ECO Unit 3 - Outcome 1 Flashcards
Allocative Efficiency
Allocative efficiency is where resources are used in ways that maximise society’s satisfaction of needs and wants and general well being. Resources are diverted to where they are most wanted.
Asymmetric Information
Asymmetric information exists in a market where buyers lack complete and accurate information required to make rational decisions about how to use their resources. There is an imbalance in knowledge where sellers often have more information than buyers.
Budget
A document that sets out the government’s planned income and expenses for the next financial year. Spending on public goods and services in the budget mostly comes out of government taxes.
Capital Resources
Are physical plant and equipment used by firms to help make other goods and services.
Common Access Resources
Include the environmental natural resources such as air, minerals, oil, forests that we all depend on for survival.

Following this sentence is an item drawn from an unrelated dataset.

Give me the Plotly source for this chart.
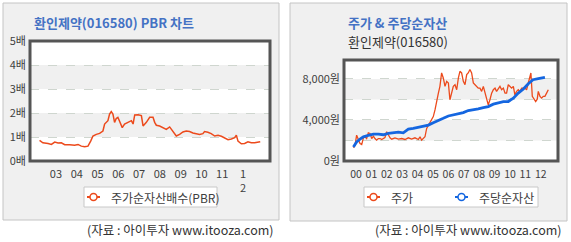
import plotly.graph_objects as go

W, H = 571, 242

# ---------------- data ----------------
pbr_year = [2002.21,2002.37,2002.62,2002.78,2002.94,2003.10,2003.26,2003.42,2003.66,2003.90,
            2004.06,2004.22,2004.38,2004.54,2004.67,2004.78,2004.94,2005.10,2005.26,2005.34,
            2005.50,2005.58,2005.66,2005.74,2005.82,2005.90,2005.98,2006.06,2006.19,2006.30,
            2006.46,2006.63,2006.71,2006.79,2006.95,2007.11,2007.19,2007.35,2007.51,2007.67,
            2007.75,2007.83,2007.99,2008.15,2008.31,2008.47,2008.63,2008.79,2008.95,2009.11,
            2009.27,2009.43,2009.59,2009.75,2009.91,2010.07,2010.15,2010.31,2010.47,2010.64,
            2010.80,2010.96,2011.12,2011.28,2011.44,2011.60,2011.68,2011.76,2011.92,2012.08,
            2012.24,2012.40,2012.56,2012.72,2012.83]
pbr_value = [0.86,0.76,0.73,0.69,0.79,0.75,0.76,0.68,0.68,0.66,
             0.69,0.62,0.59,0.62,0.83,1.04,1.11,1.15,1.25,1.54,
             1.68,1.96,2.06,1.96,1.61,1.77,1.82,1.68,1.39,1.54,
             1.61,1.68,1.54,1.92,1.93,1.89,1.46,1.61,1.82,1.82,
             1.61,1.49,1.46,1.39,1.32,1.42,1.25,1.04,1.11,1.21,
             1.25,1.23,1.17,1.14,1.11,1.14,1.23,1.20,1.14,1.04,
             1.07,1.03,0.97,0.89,0.92,0.97,1.08,0.83,0.72,0.73,
             0.80,0.76,0.76,0.79,0.80]

price_year = [1999.83,1999.94,2000.04,2000.15,2000.26,2000.37,2000.48,2000.58,2000.69,2000.80,
              2000.91,2001.02,2001.13,2001.23,2001.34,2001.45,2001.56,2001.67,2001.88,2001.99,
              2002.10,2002.21,2002.32,2002.53,2002.75,2002.97,2003.18,2003.40,2003.61,2003.83,
              2004.05,2004.16,2004.26,2004.48,2004.59,2004.70,2004.81,2004.91,2005.02,2005.13,
              2005.24,2005.35,2005.45,2005.56,2005.67,2005.78,2005.89,2006.00,2006.10,2006.21,
              2006.32,2006.43,2006.54,2006.65,2006.75,2006.86,2006.97,2007.08,2007.19,2007.29,
              2007.40,2007.51,2007.62,2007.73,2007.84,2007.94,2008.05,2008.16,2008.27,2008.38,
              2008.48,2008.59,2008.70,2008.81,2008.92,2009.03,2009.13,2009.24,2009.35,2009.46,
              2009.57,2009.68,2009.78,2009.89,2010.00,2010.11,2010.22,2010.32,2010.43,2010.54,
              2010.65,2010.76,2010.97,2011.08,2011.19,2011.30,2011.36,2011.45,2011.56,2011.67,
              2011.77,2011.84,2011.95,2012.06,2012.16,2012.27,2012.38,2012.49]
price_value = [1310,1540,2520,2030,1700,1600,2260,2360,2190,2750,
               2690,2190,2420,2190,2030,2190,2190,2100,2290,2850,
               2520,2260,2130,2260,2130,2190,2100,2260,2130,2260,
               2100,2360,2030,2360,3180,3500,3670,4000,4330,4980,
               5970,6620,7280,8590,8100,7280,7770,7610,5970,6790,
               7280,7440,6950,8100,8750,8590,7770,7440,8430,8590,
               8920,8590,7610,7440,7280,7110,7110,6790,7280,6620,
               6130,5470,5970,6620,6950,7110,6790,7110,7280,6950,
               7110,6620,6620,7440,7280,7110,7280,6460,6790,6950,
               6790,7110,7110,6950,7610,8430,8590,6300,5970,5800,
               6030,6790,6300,6130,6300,6300,6620,6950]

bps_year = [1999.83,2000.04,2000.26,2000.48,2000.80,2001.13,2001.45,2001.77,2002.10,2002.42,
            2002.75,2003.07,2003.40,2003.72,2004.05,2004.37,2004.70,2005.02,2005.35,2005.67,
            2006.00,2006.32,2006.65,2006.97,2007.29,2007.62,2007.94,2008.27,2008.59,2008.92,
            2009.24,2009.57,2009.89,2010.22,2010.54,2010.87,2011.19,2011.50,2011.84,2012.27]
bps_value = [1370,1860,2130,2360,2490,2620,2620,2560,2690,2750,
             2820,2750,3110,3180,3280,3340,3500,3740,3930,4160,
             4390,4490,4590,4720,4920,4980,5080,5210,5310,5540,
             5700,5800,5800,6130,6620,7020,7540,7930,8030,8160]

left_ticks = [2003, 2004, 2005, 2006, 2007, 2008, 2009, 2010, 2011, 2012]
left_ticktext = ["03", "04", "05", "06", "07", "08", "09", "10", "11", "1<br>2"]
left_yticks = [0, 1, 2, 3, 4, 5]
left_yticktext = ["0배", "1배", "2배", "3배", "4배", "5배"]

right_ticks = list(range(2000, 2013))
right_ticktext = ["00", "01", "02", "03", "04", "05", "06", "07", "08", "09", "10", "11", "12"]
right_yticks = [0, 2000, 4000, 6000, 8000]
right_yticktext = ["0원", "", "4,000원", "", "8,000원"]

legend_left = ["주가순자산배수(PBR)"]
legend_right = ["주가", "주당순자산"]

# ---------------- styling ----------------
FONT = "Noto Sans CJK KR"
RED = "#ec4a1c"
BLUE = "#1466e0"
TXT = "#404040"
TITLE_BLUE = "#4472c4"
GRID = "#cfd6cf"
BAND = "#f0f0f0"
PANEL = "#f0f0f0"


def px(x):
    return x / W


def py(y):
    return 1 - y / H


fig = go.Figure()

fig.add_trace(go.Scatter(x=pbr_year, y=pbr_value, mode="lines", name=legend_left[0],
                         line=dict(color=RED, width=1.5), showlegend=False,
                         xaxis="x", yaxis="y"))
fig.add_trace(go.Scatter(x=price_year, y=price_value, mode="lines", name=legend_right[0],
                         line=dict(color=RED, width=1.3), showlegend=False,
                         xaxis="x2", yaxis="y2"))
fig.add_trace(go.Scatter(x=bps_year, y=bps_value, mode="lines", name=legend_right[1],
                         line=dict(color=BLUE, width=2.8), showlegend=False,
                         xaxis="x2", yaxis="y2"))

shapes = []
annotations = []
# panels
shapes.append(dict(type="rect", xref="paper", yref="paper", x0=px(3), x1=px(279), y0=py(220), y1=py(3),
                   fillcolor=PANEL, line=dict(color="#c4c4c4", width=1), layer="below"))
shapes.append(dict(type="rect", xref="paper", yref="paper", x0=px(290), x1=px(567), y0=py(221), y1=py(3),
                   fillcolor=PANEL, line=dict(color="#c4c4c4", width=1), layer="below"))
# plot area white backgrounds
for xr, yr in (("x", "y"), ("x2", "y2")):
    shapes.append(dict(type="rect", xref=xr + " domain", yref=yr + " domain", x0=0, x1=1, y0=0, y1=1,
                       fillcolor="white", line=dict(width=0), layer="below"))
# bands
for a, b in ((1, 2), (3, 4)):
    shapes.append(dict(type="rect", xref="x domain", yref="y", x0=0, x1=1, y0=a, y1=b,
                       fillcolor=BAND, line=dict(width=0), layer="below"))
for a, b in ((2000, 4000), (6000, 8000)):
    shapes.append(dict(type="rect", xref="x2 domain", yref="y2", x0=0, x1=1, y0=a, y1=b,
                       fillcolor=BAND, line=dict(width=0), layer="below"))
# plot borders
for xr, yr in (("x", "y"), ("x2", "y2")):
    shapes.append(dict(type="rect", xref=xr + " domain", yref=yr + " domain", x0=0, x1=1, y0=0, y1=1,
                       fillcolor="rgba(0,0,0,0)", line=dict(color="#555555", width=3), layer="above"))

# legends (boxes, symbols, labels)
def legend_box(x0, x1, y0, y1):
    shapes.append(dict(type="rect", xref="paper", yref="paper", x0=px(x0), x1=px(x1), y0=py(y1), y1=py(y0),
                       fillcolor="white", line=dict(color="#c8c8c8", width=1), layer="above"))


def legend_item(sx, ty, color, text):
    shapes.append(dict(type="line", xref="paper", yref="paper", x0=px(sx), x1=px(sx + 13),
                       y0=py(ty), y1=py(ty), line=dict(color=color, width=2), layer="above"))
    shapes.append(dict(type="circle", xref="paper", yref="paper", x0=px(sx + 3), x1=px(sx + 10),
                       y0=py(ty + 3.5), y1=py(ty - 3.5), fillcolor="white",
                       line=dict(color=color, width=1.5), layer="above"))
    annotations.append(dict(text=text, x=px(sx + 22), y=py(ty), xref="paper", yref="paper",
                            xanchor="left", yanchor="middle", showarrow=False,
                            font=dict(family=FONT, size=12, color=TXT)))


legend_box(84, 217, 187, 207)
legend_item(87, 197, RED, legend_left[0])
legend_box(364, 538, 187, 207)
legend_item(367, 197, RED, legend_right[0])
legend_item(455, 197, BLUE, legend_right[1])

annotations += [
    dict(text="<b>환인제약(016580) PBR 차트</b>", x=px(32), y=py(22), xref="paper", yref="paper",
         xanchor="left", yanchor="middle", showarrow=False, font=dict(family=FONT, size=13, color=TITLE_BLUE)),
    dict(text="<b>주가 & 주당순자산</b>", x=px(346), y=py(22), xref="paper", yref="paper",
         xanchor="left", yanchor="middle", showarrow=False, font=dict(family=FONT, size=13, color=TITLE_BLUE)),
    dict(text="환인제약(016580)", x=px(346), y=py(42), xref="paper", yref="paper",
         xanchor="left", yanchor="middle", showarrow=False, font=dict(family=FONT, size=13, color="#333333")),
    dict(text="(자료 : 아이투자 www.itooza.com)", x=px(276), y=py(229), xref="paper", yref="paper",
         xanchor="right", yanchor="middle", showarrow=False, font=dict(family=FONT, size=12.5, color="#333333")),
    dict(text="(자료 : 아이투자 www.itooza.com)", x=px(564), y=py(229), xref="paper", yref="paper",
         xanchor="right", yanchor="middle", showarrow=False, font=dict(family=FONT, size=12.5, color="#333333")),
]

tickfont = dict(family=FONT, size=11, color=TXT)
tickfont_r = dict(family=FONT, size=10.5, color=TXT)

fig.update_layout(
    width=W, height=H,
    margin=dict(l=0, r=0, t=0, b=0, autoexpand=False),
    paper_bgcolor="white",
    plot_bgcolor="white",
    showlegend=False,
    font=dict(family=FONT, size=11, color=TXT),
    shapes=shapes,
    annotations=annotations,
    xaxis=dict(domain=[px(30), px(270)], range=[2001.75, 2013.30], tickvals=left_ticks,
               ticktext=left_ticktext, showgrid=False, zeroline=False, showline=False,
               ticks="", tickangle=0, tickfont=tickfont, anchor="y", ticklabelstandoff=5,
               automargin=False),
    yaxis=dict(domain=[py(161), py(41)], range=[0, 5], tickvals=left_yticks, ticktext=left_yticktext,
               showgrid=True, gridcolor=GRID, griddash="dash", gridwidth=1, zeroline=False,
               showline=False, ticks="", tickfont=tickfont, anchor="x", ticklabelstandoff=3,
               automargin=False),
    xaxis2=dict(domain=[px(344), px(558)], range=[1999.22, 2013.12], tickvals=right_ticks,
                ticktext=right_ticktext, showgrid=False, zeroline=False, showline=False,
                ticks="", tickangle=0, tickfont=tickfont_r, anchor="y2", ticklabelstandoff=5,
                automargin=False),
    yaxis2=dict(domain=[py(161), py(60)], range=[0, 9850], tickvals=right_yticks,
                ticktext=right_yticktext, showgrid=True, gridcolor=GRID, griddash="dash",
                gridwidth=1, zeroline=False, showline=False, ticks="", tickfont=tickfont, anchor="x2",
                ticklabelstandoff=3, automargin=False),
)

fig.write_html("out.html", config=dict(displayModeBar=False))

They are typically seen as free and non-excludable but yet are rivalrous, so over time, their quality tends to deteriorate, reducing society’s wellbeing.
Conditions of Demand
Are non-price factors that affect the quantity of a good or service that buyers are prepared to purchase or demand at a given price. They shift the position of the whole demand curve horizontally to the left or right of the original curve. Examples include: change in fashions and tastes, disposable income and the price of substitutes.
Conditions of Supply
Are the non-price factors that affect the quantity of a good or service that producers are willing to make available at a given price. They shift the position of the whole supply curve horizontally to the left or right of the original curve. Examples include: changes in growing conditions for farmers, production costs and government tax rates.
Consumer Sovereignty
Exists when consumers of goods or services, not governments, dictate how resources will be used through their purchases
Demand
Refers to the quantity of a good or service that consumers are willing to purchase at any given price. This can be shown by a demand curve or line.
Demand-Supply Diagrams
Illustrate the behaviour of buyers and sellers of a particular good or service in a market, and how prices are determined at equilibrium.
Economic Efficiency
Exists when there is maximum output gained from a given volume of productive inputs, thereby affecting productive capacity and helping to maximise society’s general wellbeing and material living standards. It can mean allocative, dynamic, productive and intertemporal efficiency.
Economic System
Or an economy, is an institution designed to help organise the production and distribution of the nation’s goods, services and incomes.
Economics
Examines choices or decisions whereby limited resources are used to produce goods and services to help satisfy needs and wants, and improve living standards.
Elasticity
Measures the responsiveness or sensitivity of the quantity of a good or service demanded or supplied when there is a change in price
Equilibrium
Is the natural situation or point towards which all free and competitive markets tend to move. It exists only when the quantity demanded exactly equals the quantity supplied, and there is neither a market glut nor market shortage.